— Exercise task —
Retype exactly what runs from the first line of the data to the line with "plot = svg.append('g').attr('clip-path', 'url(#plotclip)');", keeping both of those lines and skipping pictures.

— Given data —
• • • • •

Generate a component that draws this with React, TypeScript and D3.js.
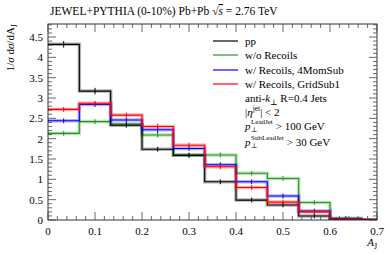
import React, { useEffect, useRef } from 'react';
import * as d3 from 'd3';

// bin edges (A_J), 15 bins in [0,1], last one is empty
const edges = [0, 1 / 15, 2 / 15, 3 / 15, 4 / 15, 5 / 15, 6 / 15, 7 / 15, 8 / 15, 9 / 15, 10 / 15, 11 / 15];

const ppVals = [4.32, 3.17, 2.33, 1.74, 1.59, 0.94, 0.49, 0.37, 0.1, 0.02, 0];
const ppErr = [0.08, 0.08, 0.06, 0.06, 0.06, 0.05, 0.05, 0.05, 0.03, 0.01, 0];
const noRecVals = [2.13, 2.42, 2.36, 2.09, 1.6, 1.6, 1.15, 1.02, 0.43, 0.04, 0];
const noRecErr = [0.04, 0.06, 0.06, 0.06, 0.06, 0.06, 0.04, 0.04, 0.03, 0.01, 0];
const momVals = [2.44, 2.84, 2.46, 2.22, 1.76, 1.36, 0.94, 0.59, 0.22, 0.02, 0];
const momErr = [0.04, 0.05, 0.05, 0.08, 0.06, 0.06, 0.04, 0.04, 0.02, 0.01, 0];
const gridVals = [2.72, 2.87, 2.58, 2.3, 1.84, 1.31, 0.8, 0.44, 0.2, 0.01, 0];
const gridErr = [0.04, 0.05, 0.06, 0.07, 0.06, 0.06, 0.04, 0.04, 0.02, 0.01, 0];

const seriesNames = ['pp', 'w/o Recoils', 'w/ Recoils, 4MomSub', 'w/ Recoils, GridSub1'];
const seriesColors = ['#000000', '#1f9a1f', '#0000ff', '#ff0000'];

const xTicks = [0, 0.1, 0.2, 0.3, 0.4, 0.5, 0.6, 0.7];
const yTicks = [0, 0.5, 1, 1.5, 2, 2.5, 3, 3.5, 4, 4.5];

const W = 390;
const H = 254;
const margin = { top: 24, right: 13, bottom: 34, left: 48 };
const FONT = '"Liberation Serif", "DejaVu Serif", serif';

export default function App() {
  const svgRef = useRef<SVGSVGElement | null>(null);

  useEffect(() => {
    const svg = d3.select(svgRef.current);
    svg.selectAll('*').remove();

    const x = d3.scaleLinear().domain([0, 0.7]).range([margin.left, W - margin.right]);
    const y = d3.scaleLinear().domain([0, 4.82]).range([H - margin.bottom, margin.top]);

    svg.append('defs').append('clipPath').attr('id', 'plotclip')
      .append('rect')
      .attr('x', margin.left).attr('y', margin.top)
      .attr('width', W - margin.left - margin.right)
      .attr('height', H - margin.top - margin.bottom);

    const plot = svg.append('g').attr('clip-path', 'url(#plotclip)');

    const series = [
      { vals: ppVals, err: ppErr },
      { vals: noRecVals, err: noRecErr },
      { vals: momVals, err: momErr },
      { vals: gridVals, err: gridErr },
    ];

    // green underneath, then pp, blue, red
    const order = [1, 0, 2, 3];
    order.forEach((si) => {
      const s = series[si];
      const col = seriesColors[si];
      const pts: [number, number][] = [];
      s.vals.forEach((v, i) => {
        pts.push([edges[i], v]);
        pts.push([edges[i + 1], v]);
      });
      const line = d3.line<[number, number]>().x((d) => x(d[0])).y((d) => y(d[1]));
      // light halo (error band look)
      plot.append('path').datum(pts)
        .attr('fill', 'none').attr('stroke', col).attr('stroke-opacity', 0.3)
        .attr('stroke-width', 3.5).attr('d', line);
      plot.append('path').datum(pts)
        .attr('fill', 'none').attr('stroke', col).attr('stroke-width', 1.1).attr('d', line);
      s.vals.forEach((v, i) => {
        if (v <= 0) return;
        const cx = x((edges[i] + edges[i + 1]) / 2);
        const e = Math.max(s.err[i], 0.06);
        plot.append('line')
          .attr('x1', cx).attr('x2', cx)
          .attr('y1', y(v - e)).attr('y2', y(v + e))
          .attr('stroke', col).attr('stroke-width', 1);
      });
    });

    // frame
    svg.append('rect')
      .attr('x', margin.left).attr('y', margin.top)
      .attr('width', W - margin.left - margin.right)
      .attr('height', H - margin.top - margin.bottom)
      .attr('fill', 'none').attr('stroke', '#000').attr('stroke-width', 0.8);

    const axisCol = '#444';
    // x ticks, bottom and top
    const xMinor = d3.range(0, 0.7001, 0.02);
    xMinor.forEach((t) => {
      const major = xTicks.some((m) => Math.abs(m - t) < 1e-6);
      const len = major ? 8 : 4;
      const px = x(t);
      svg.append('line').attr('x1', px).attr('x2', px)
        .attr('y1', y(0)).attr('y2', y(0) - len).attr('stroke', axisCol).attr('stroke-width', 0.8);
      svg.append('line').attr('x1', px).attr('x2', px)
        .attr('y1', margin.top).attr('y2', margin.top + len).attr('stroke', axisCol).attr('stroke-width', 0.8);
    });
    xTicks.forEach((t) => {
      svg.append('text').attr('x', x(t)).attr('y', y(0) + 15)
        .attr('text-anchor', 'middle').attr('font-family', FONT).attr('font-size', 11)
        .text(String(t));
    });

    // y ticks, left and right
    const yMinor = d3.range(0, 4.81, 0.1);
    yMinor.forEach((t) => {
      const major = yTicks.some((m) => Math.abs(m - t) < 1e-6);
      const len = major ? 8 : 4;
      const py = y(t);
      svg.append('line').attr('x1', margin.left).attr('x2', margin.left + len)
        .attr('y1', py).attr('y2', py).attr('stroke', axisCol).attr('stroke-width', 0.8);
      svg.append('line').attr('x1', W - margin.right).attr('x2', W - margin.right - len)
        .attr('y1', py).attr('y2', py).attr('stroke', axisCol).attr('stroke-width', 0.8);
    });
    yTicks.forEach((t) => {
      svg.append('text').attr('x', margin.left - 5).attr('y', y(t) + 4)
        .attr('text-anchor', 'end').attr('font-family', FONT).attr('font-size', 11)
        .text(String(t));
    });

    // title
    const title = svg.append('text').attr('x', 50).attr('y', 15)
      .attr('font-family', FONT).attr('font-size', 11.5);
    title.append('tspan').text('JEWEL+PYTHIA (0-10%) Pb+Pb ');
    title.append('tspan').text('\u221A');
    title.append('tspan').attr('text-decoration', 'overline').attr('font-style', 'italic').text('s');
    title.append('tspan').text(' = 2.76 TeV');

    // y label
    const yl = svg.append('text')
      .attr('transform', `translate(14, ${margin.top}) rotate(-90)`)
      .attr('text-anchor', 'end').attr('font-family', FONT).attr('font-size', 11);
    yl.append('tspan').text('1/');
    yl.append('tspan').attr('font-style', 'italic').text('\u03C3');
    yl.append('tspan').text(' d');
    yl.append('tspan').attr('font-style', 'italic').text('\u03C3');
    yl.append('tspan').text('/dA');
    yl.append('tspan').attr('font-size', 8).attr('dy', 3).text('J');

    // x label
    const xl = svg.append('text').attr('x', W - margin.right).attr('y', H - 8)
      .attr('text-anchor', 'end').attr('font-family', FONT).attr('font-size', 11);
    xl.append('tspan').attr('font-style', 'italic').text('A');
    xl.append('tspan').attr('font-size', 8).attr('dy', 3).text('J');

    // legend
    const lx = 213;
    const ly = [41, 55, 70, 84];
    seriesNames.forEach((n, i) => {
      svg.append('line').attr('x1', lx).attr('x2', lx + 25)
        .attr('y1', ly[i]).attr('y2', ly[i])
        .attr('stroke', seriesColors[i]).attr('stroke-width', 1.2);
      svg.append('text').attr('x', lx + 32).attr('y', ly[i] + 4)
        .attr('font-family', FONT).attr('font-size', 11).text(n);
    });

    const tx = lx + 32;
    const a1 = svg.append('text').attr('x', tx).attr('y', 102).attr('font-family', FONT).attr('font-size', 11);
    a1.append('tspan').text('anti-');
    a1.append('tspan').attr('font-style', 'italic').text('k');
    a1.append('tspan').attr('font-size', 8).attr('dy', 3).text('\u22A5');
    a1.append('tspan').attr('dy', -3).text(' R=0.4 Jets');

    const a2 = svg.append('text').attr('x', tx).attr('y', 116).attr('font-family', FONT).attr('font-size', 11);
    a2.append('tspan').text('|');
    a2.append('tspan').attr('font-style', 'italic').text('\u03B7');
    a2.append('tspan').attr('font-size', 7.5).attr('dy', -5).text('jet');
    a2.append('tspan').attr('dy', 5).text('| < 2');

    // p_T cuts: superscript and subscript drawn as separate texts so they stack
    const cuts = [
      { sup: 'LeadJet', rest: '> 100 GeV', yy: 130 },
      { sup: 'SubLeadJet', rest: '> 30 GeV', yy: 146 },
    ];
    cuts.forEach((c) => {
      svg.append('text').attr('x', tx).attr('y', c.yy)
        .attr('font-family', FONT).attr('font-size', 11).attr('font-style', 'italic').text('p');
      const sup = svg.append('text').attr('x', tx + 6).attr('y', c.yy - 6)
        .attr('font-family', FONT).attr('font-size', 7).text(c.sup);
      svg.append('text').attr('x', tx + 6).attr('y', c.yy + 2)
        .attr('font-family', FONT).attr('font-size', 7).text('\u22A5');
      const sw = (sup.node() as SVGTextElement).getComputedTextLength();
      svg.append('text').attr('x', tx + 6 + sw + 3).attr('y', c.yy)
        .attr('font-family', FONT).attr('font-size', 11).text(c.rest);
    });
  }, []);

  return (
    <svg
      ref={svgRef}
      width={W}
      height={H}
      style={{ position: 'absolute', left: 0, top: 0, background: '#fff' }}
    />
  );
}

• • • • •

— Response —
Generate a component that draws this with React, TypeScript and D3.js.
import React, { useEffect, useRef } from 'react';
import * as d3 from 'd3';

// bin edges (A_J), 15 bins in [0,1], last one is empty
const edges = [0, 1 / 15, 2 / 15, 3 / 15, 4 / 15, 5 / 15, 6 / 15, 7 / 15, 8 / 15, 9 / 15, 10 / 15, 11 / 15];

const ppVals = [4.32, 3.17, 2.33, 1.74, 1.59, 0.94, 0.49, 0.37, 0.1, 0.02, 0];
const ppErr = [0.08, 0.08, 0.06, 0.06, 0.06, 0.05, 0.05, 0.05, 0.03, 0.01, 0];
const noRecVals = [2.13, 2.42, 2.36, 2.09, 1.6, 1.6, 1.15, 1.02, 0.43, 0.04, 0];
const noRecErr = [0.04, 0.06, 0.06, 0.06, 0.06, 0.06, 0.04, 0.04, 0.03, 0.01, 0];
const momVals = [2.44, 2.84, 2.46, 2.22, 1.76, 1.36, 0.94, 0.59, 0.22, 0.02, 0];
const momErr = [0.04, 0.05, 0.05, 0.08, 0.06, 0.06, 0.04, 0.04, 0.02, 0.01, 0];
const gridVals = [2.72, 2.87, 2.58, 2.3, 1.84, 1.31, 0.8, 0.44, 0.2, 0.01, 0];
const gridErr = [0.04, 0.05, 0.06, 0.07, 0.06, 0.06, 0.04, 0.04, 0.02, 0.01, 0];

const seriesNames = ['pp', 'w/o Recoils', 'w/ Recoils, 4MomSub', 'w/ Recoils, GridSub1'];
const seriesColors = ['#000000', '#1f9a1f', '#0000ff', '#ff0000'];

const xTicks = [0, 0.1, 0.2, 0.3, 0.4, 0.5, 0.6, 0.7];
const yTicks = [0, 0.5, 1, 1.5, 2, 2.5, 3, 3.5, 4, 4.5];

const W = 390;
const H = 254;
const margin = { top: 24, right: 13, bottom: 34, left: 48 };
const FONT = '"Liberation Serif", "DejaVu Serif", serif';

export default function App() {
  const svgRef = useRef<SVGSVGElement | null>(null);

  useEffect(() => {
    const svg = d3.select(svgRef.current);
    svg.selectAll('*').remove();

    const x = d3.scaleLinear().domain([0, 0.7]).range([margin.left, W - margin.right]);
    const y = d3.scaleLinear().domain([0, 4.82]).range([H - margin.bottom, margin.top]);

    svg.append('defs').append('clipPath').attr('id', 'plotclip')
      .append('rect')
      .attr('x', margin.left).attr('y', margin.top)
      .attr('width', W - margin.left - margin.right)
      .attr('height', H - margin.top - margin.bottom);

    const plot = svg.append('g').attr('clip-path', 'url(#plotclip)');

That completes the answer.